Dyrektor frankfurckich targów, Volker Neumann, poinformował w poniedziałek, że targi odwiedziło 289 tys. osób - o prawie 9 proc. więcej niż w 2002 r. W targach uczestniczyło 6638 wystawców z 102 krajów, którzy zaprezentowali 335 tys. publikacji.
Liczby te świadczą - zdaniem dyrektora - o wychodzeniu z głębokiego kryzysu, w jakim tkwi od kilku lat branża księgarska. Mam uczucie, że w branży drgnęło - powiedział Neumann dziennikarzom.

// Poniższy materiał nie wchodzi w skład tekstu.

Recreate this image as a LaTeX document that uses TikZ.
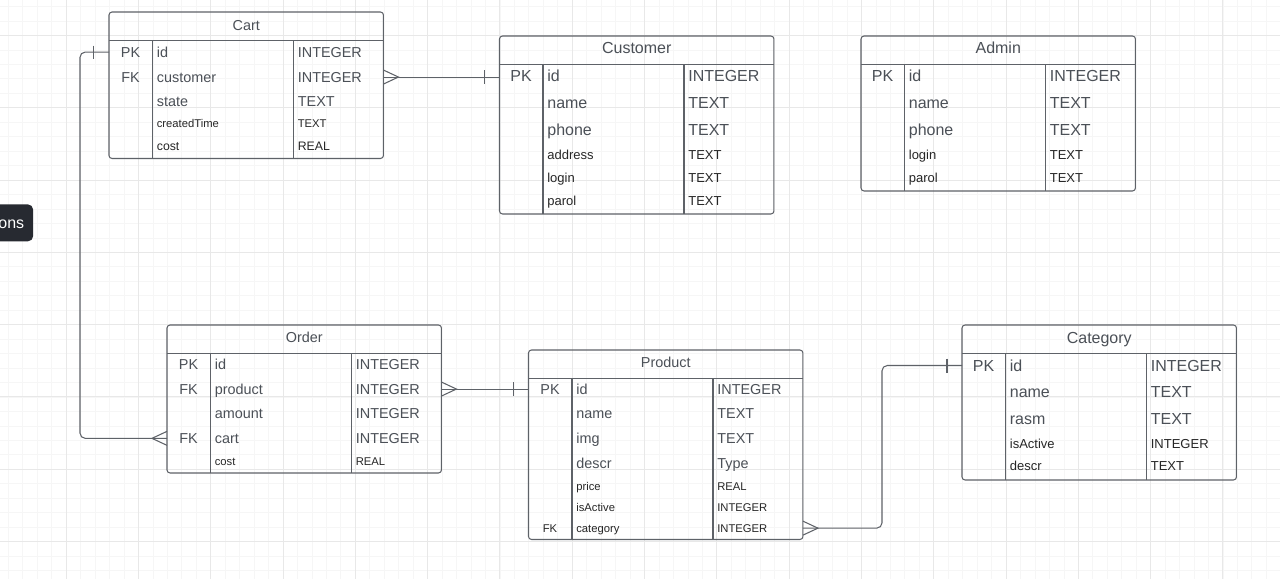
\documentclass[tikz,border=0pt]{standalone}
\usepackage{fontspec}
\setmainfont{Liberation Sans}
\usepackage{tikz}

\definecolor{lineGray}{HTML}{5E6268}
\definecolor{txtGray}{HTML}{4B5057}
\definecolor{txtDark}{HTML}{262626}
\definecolor{gridMinor}{HTML}{F6F6F6}
\definecolor{gridMajor}{HTML}{E8E8E8}
\definecolor{btnDark}{HTML}{272A31}

\tikzset{
    tbl/.style={draw=lineGray, line width=0.6pt, rounded corners=1.7pt, anchor=north west, inner sep=0pt, outer sep=0pt},
    rule/.style={draw=lineGray, line width=0.6pt},
    lnk/.style={draw=lineGray, line width=0.6pt},
    fldM/.style={inner sep=0pt, text=txtGray, font=\fontsize{8.2}{10}\selectfont},
    fldL/.style={inner sep=0pt, text=txtGray, font=\fontsize{9.1}{11}\selectfont},
    fldS/.style={inner sep=0pt, text=txtDark, font=\fontsize{6.4}{8}\selectfont},
    fldSL/.style={inner sep=0pt, text=txtDark, font=\fontsize{7.4}{9}\selectfont},
}

\begin{document}
\begin{tikzpicture}[x=0.02cm, y=-0.02cm]
    \clip (0,0) rectangle (1280,579);
    \fill[white] (0,0) rectangle (1280,579);

    % grid
    \foreach \gx in {8.26,22.72,...,1280} \draw[gridMinor, line width=0.4pt] (\gx,0) -- (\gx,579);
    \foreach \gy in {6.5,20.96,...,579} \draw[gridMinor, line width=0.4pt] (0,\gy) -- (1280,\gy);
    \foreach \gx in {66.1,138.4,...,1280} \draw[gridMajor, line width=0.5pt] (\gx,0) -- (\gx,579);
    \foreach \gy in {35.4,107.7,...,579} \draw[gridMajor, line width=0.5pt] (0,\gy) -- (1280,\gy);

    \node[fill=btnDark, rounded corners=3pt, anchor=north east, minimum width=1cm, minimum height=0.74cm, inner sep=0pt] (moreBtn) at (33.5,204) {};
    \node[anchor=base east, inner sep=0pt, text=white, font=\fontsize{9.1}{11}\selectfont] (moreTxt) at (24.5,228.3) {ons};

    \begin{scope}[shift={(109,12)}]
        \node[tbl, minimum width=5.49cm, minimum height=2.93cm] (cart) at (0,0) {};
        \draw[rule] (0,28.5) -- (274.5,28.5);
        \draw[rule] (43.5,28.5) -- (43.5,146.5);
        \draw[rule] (184.5,28.5) -- (184.5,146.5);
        \node[fldM, anchor=base] (cartTitle) at (137.25,18) {Cart};

        \node[fldM, anchor=base] (cartPK) at (21.5,45) {PK};
        \node[fldM, anchor=base west] (cartId) at (47.5,45) {id};
        \node[fldM, anchor=base west] (cartIdT) at (188.5,45) {INTEGER};
        \node[fldM, anchor=base] (cartFK) at (21.5,70) {FK};
        \node[fldM, anchor=base west] (cartCust) at (47.5,70) {customer};
        \node[fldM, anchor=base west] (cartCustT) at (188.5,70) {INTEGER};
        \node[fldM, anchor=base west] (cartState) at (47.5,94) {state};
        \node[fldM, anchor=base west] (cartStateT) at (188.5,94) {TEXT};
        \node[fldS, anchor=base west] (cartTime) at (47.5,115) {createdTime};
        \node[fldS, anchor=base west] (cartTimeT) at (188.5,115) {TEXT};
        \node[fldS, font=\fontsize{7}{9}\selectfont, anchor=base west] (cartCost) at (47.5,138) {cost};
        \node[fldS, font=\fontsize{7}{9}\selectfont, anchor=base west] (cartCostT) at (188.5,138) {REAL};
    \end{scope}

    \begin{scope}[shift={(499.5,36)}]
        \node[tbl, minimum width=5.49cm, minimum height=3.56cm] (customer) at (0,0) {};
        \draw[rule] (0,28.5) -- (274.5,28.5);
        \draw[rule] (43.5,28.5) -- (43.5,178);
        \draw[rule] (184.5,28.5) -- (184.5,178);
        \node[fldL, anchor=base] (customerTitle) at (137.25,17.3) {Customer};

        \node[fldL, anchor=base] (customerPK) at (21.5,45.7) {PK};
        \node[fldL, anchor=base west] (customerId) at (47.5,45.7) {id};
        \node[fldL, anchor=base west] (customerIdT) at (188.5,45.7) {INTEGER};
        \node[fldL, anchor=base west] (customerName) at (47.5,72) {name};
        \node[fldL, anchor=base west] (customerNameT) at (188.5,72) {TEXT};
        \node[fldL, anchor=base west] (customerPhone) at (47.5,99) {phone};
        \node[fldL, anchor=base west] (customerPhoneT) at (188.5,99) {TEXT};
        \node[fldSL, anchor=base west] (customerAddr) at (47.5,123.3) {address};
        \node[fldSL, anchor=base west] (customerAddrT) at (188.5,123.3) {TEXT};
        \node[fldSL, anchor=base west] (customerLogin) at (47.5,146) {login};
        \node[fldSL, anchor=base west] (customerLoginT) at (188.5,146) {TEXT};
        \node[fldSL, anchor=base west] (customerParol) at (47.5,169.3) {parol};
        \node[fldSL, anchor=base west] (customerParolT) at (188.5,169.3) {TEXT};
    \end{scope}

    \begin{scope}[shift={(861,36)}]
        \node[tbl, minimum width=5.49cm, minimum height=3.1cm] (admin) at (0,0) {};
        \draw[rule] (0,28.5) -- (274.5,28.5);
        \draw[rule] (43.5,28.5) -- (43.5,155);
        \draw[rule] (184.5,28.5) -- (184.5,155);
        \node[fldL, anchor=base] (adminTitle) at (137.25,17.3) {Admin};

        \node[fldL, anchor=base] (adminPK) at (21.5,45.7) {PK};
        \node[fldL, anchor=base west] (adminId) at (47.5,45.7) {id};
        \node[fldL, anchor=base west] (adminIdT) at (188.5,45.7) {INTEGER};
        \node[fldL, anchor=base west] (adminName) at (47.5,72) {name};
        \node[fldL, anchor=base west] (adminNameT) at (188.5,72) {TEXT};
        \node[fldL, anchor=base west] (adminPhone) at (47.5,99.3) {phone};
        \node[fldL, anchor=base west] (adminPhoneT) at (188.5,99.3) {TEXT};
        \node[fldSL, anchor=base west] (adminLogin) at (47.5,123.3) {login};
        \node[fldSL, anchor=base west] (adminLoginT) at (188.5,123.3) {TEXT};
        \node[fldSL, anchor=base west] (adminParol) at (47.5,146) {parol};
        \node[fldSL, anchor=base west] (adminParolT) at (188.5,146) {TEXT};
    \end{scope}

    \begin{scope}[shift={(167,325)}]
        \node[tbl, minimum width=5.49cm, minimum height=2.96cm] (order) at (0,0) {};
        \draw[rule] (0,28.5) -- (274.5,28.5);
        \draw[rule] (43.5,28.5) -- (43.5,148);
        \draw[rule] (184.5,28.5) -- (184.5,148);
        \node[fldM, anchor=base] (orderTitle) at (137.25,17.7) {Order};

        \node[fldM, anchor=base] (orderPK) at (21.5,44.3) {PK};
        \node[fldM, anchor=base west] (orderId) at (47.5,44.3) {id};
        \node[fldM, anchor=base west] (orderIdT) at (188.5,44.3) {INTEGER};
        \node[fldM, anchor=base] (orderFKprod) at (21.5,69) {FK};
        \node[fldM, anchor=base west] (orderProd) at (47.5,69) {product};
        \node[fldM, anchor=base west] (orderProdT) at (188.5,69) {INTEGER};
        \node[fldM, anchor=base west] (orderAmount) at (47.5,93.7) {amount};
        \node[fldM, anchor=base west] (orderAmountT) at (188.5,93.7) {INTEGER};
        \node[fldM, anchor=base] (orderFKcart) at (21.5,118.3) {FK};
        \node[fldM, anchor=base west] (orderCart) at (47.5,118.3) {cart};
        \node[fldM, anchor=base west] (orderCartT) at (188.5,118.3) {INTEGER};
        \node[fldS, anchor=base west] (orderCost) at (47.5,140.3) {cost};
        \node[fldS, anchor=base west] (orderCostT) at (188.5,140.3) {REAL};
    \end{scope}

    \begin{scope}[shift={(528.5,350)}]
        \node[tbl, minimum width=5.49cm, minimum height=3.79cm] (product) at (0,0) {};
        \draw[rule] (0,28.5) -- (274.5,28.5);
        \draw[rule] (43.5,28.5) -- (43.5,189.5);
        \draw[rule] (184.5,28.5) -- (184.5,189.5);
        \node[fldM, anchor=base] (productTitle) at (137.25,17.3) {Product};

        \node[fldM, anchor=base] (productPK) at (21.5,44.3) {PK};
        \node[fldM, anchor=base west] (productId) at (47.5,44.3) {id};
        \node[fldM, anchor=base west] (productIdT) at (188.5,44.3) {INTEGER};
        \node[fldM, anchor=base west] (productName) at (47.5,68.7) {name};
        \node[fldM, anchor=base west] (productNameT) at (188.5,68.7) {TEXT};
        \node[fldM, anchor=base west] (productImg) at (47.5,93.7) {img};
        \node[fldM, anchor=base west] (productImgT) at (188.5,93.7) {TEXT};
        \node[fldM, anchor=base west] (productDescr) at (47.5,118) {descr};
        \node[fldM, anchor=base west] (productDescrT) at (188.5,118) {Type};
        \node[fldS, anchor=base west] (productPrice) at (47.5,140) {price};
        \node[fldS, anchor=base west] (productPriceT) at (188.5,140) {REAL};
        \node[fldS, anchor=base west] (productActive) at (47.5,161) {isActive};
        \node[fldS, anchor=base west] (productActiveT) at (188.5,161) {INTEGER};
        \node[fldS, anchor=base] (productFK) at (21.5,182) {FK};
        \node[fldS, anchor=base west] (productCat) at (47.5,182) {category};
        \node[fldS, anchor=base west] (productCatT) at (188.5,182) {INTEGER};
    \end{scope}

    \begin{scope}[shift={(962,325)}]
        \node[tbl, minimum width=5.49cm, minimum height=3.1cm] (category) at (0,0) {};
        \draw[rule] (0,28.5) -- (274.5,28.5);
        \draw[rule] (43.5,28.5) -- (43.5,155);
        \draw[rule] (184.5,28.5) -- (184.5,155);
        \node[fldL, anchor=base] (categoryTitle) at (137.25,18.3) {Category};

        \node[fldL, anchor=base] (categoryPK) at (21.5,46) {PK};
        \node[fldL, anchor=base west] (categoryId) at (47.5,46) {id};
        \node[fldL, anchor=base west] (categoryIdT) at (188.5,46) {INTEGER};
        \node[fldL, anchor=base west] (categoryName) at (47.5,72.3) {name};
        \node[fldL, anchor=base west] (categoryNameT) at (188.5,72.3) {TEXT};
        \node[fldL, anchor=base west] (categoryRasm) at (47.5,99.3) {rasm};
        \node[fldL, anchor=base west] (categoryRasmT) at (188.5,99.3) {TEXT};
        \node[fldSL, anchor=base west] (categoryActive) at (47.5,123.7) {isActive};
        \node[fldSL, anchor=base west] (categoryActiveT) at (188.5,123.7) {INTEGER};
        \node[fldSL, anchor=base west] (categoryDescr) at (47.5,145.7) {descr};
        \node[fldSL, anchor=base west] (categoryDescrT) at (188.5,145.7) {TEXT};
    \end{scope}

    % Cart -> Customer
    \draw[lnk] (cart.east |- cartFK) -- (customer.west |- cartFK);
    \draw[lnk] (cart.east |- cartFK) ++(0,-7) -- ++(15,7) -- ++(-15,7);
    \draw[lnk] (customer.west |- cartFK) ++(-15,-7) -- ++(0,14);

    % Cart -> Order
    \coordinate (cartBend) at (80,0);
    \draw[lnk, rounded corners=3pt] (cart.west |- cartPK) -| (cartBend |- orderFKcart) -- (order.west |- orderFKcart);
    \draw[lnk] (cart.west |- cartPK) ++(-15.5,-6.5) -- ++(0,13);
    \draw[lnk] (order.west |- orderFKcart) ++(0,-7) -- ++(-15,7) -- ++(15,7);

    % Order -> Product
    \draw[lnk] (order.east |- orderFKprod) -- (product.west |- orderFKprod);
    \draw[lnk] (order.east |- orderFKprod) ++(0,-7) -- ++(15,7) -- ++(-15,7);
    \draw[lnk] (product.west |- orderFKprod) ++(-15,-7) -- ++(0,14);

    % Product -> Category
    \coordinate (catBend) at (882,0);
    \draw[lnk, rounded corners=3pt] (product.east |- productFK) -| (catBend |- categoryPK) -- (category.west |- categoryPK);
    \draw[lnk] (product.east |- productFK) ++(0,-7) -- ++(15,7) -- ++(-15,7);
    \draw[lnk] (category.west |- categoryPK) ++(-15,-7) -- ++(0,14);
\end{tikzpicture}
\end{document}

Z publicznością spotkało się w ciągu sześciu dni 1000 autorów niemieckich i zagranicznych. Gwiazdami targów był eksmistrz świata w boksie Muhammad Ali oraz niemiecki noblista Guenter Grass.
Ali przedstawił ważący 30 kg album zawierający zdjęcia z jego sportowej kariery. Były sportowiec pozował fotoreporterom do zdjęć przyjmując pozycję bokserską. Cierpiący od lat na chorobę Parkinsona Ali nie odezwał się podczas konferencji prasowej ani słowem. Natomiast Grass, prezentując nowy tom wierszy Ostatnie tańce, popisywał się swoimi umiejętnościami tanecznymi.
Olbrzymim powodzeniem cieszyły się na targach wspomnienia gwiazd show-biznesu: piosenkarza rozwiązanego niedawno zespołu Modern Talking Dietera Bohlena, projektanta mody Wolfganga Joopa, aktora Manfreda Kruga.
Tegorocznym gościem targów była Rosja. W spotkaniach autorskich we Frankfurcie uczestniczyło prawie 150 rosyjskich pisarzy.
W przyszłym roku status gościa będą miały kraje arabskie.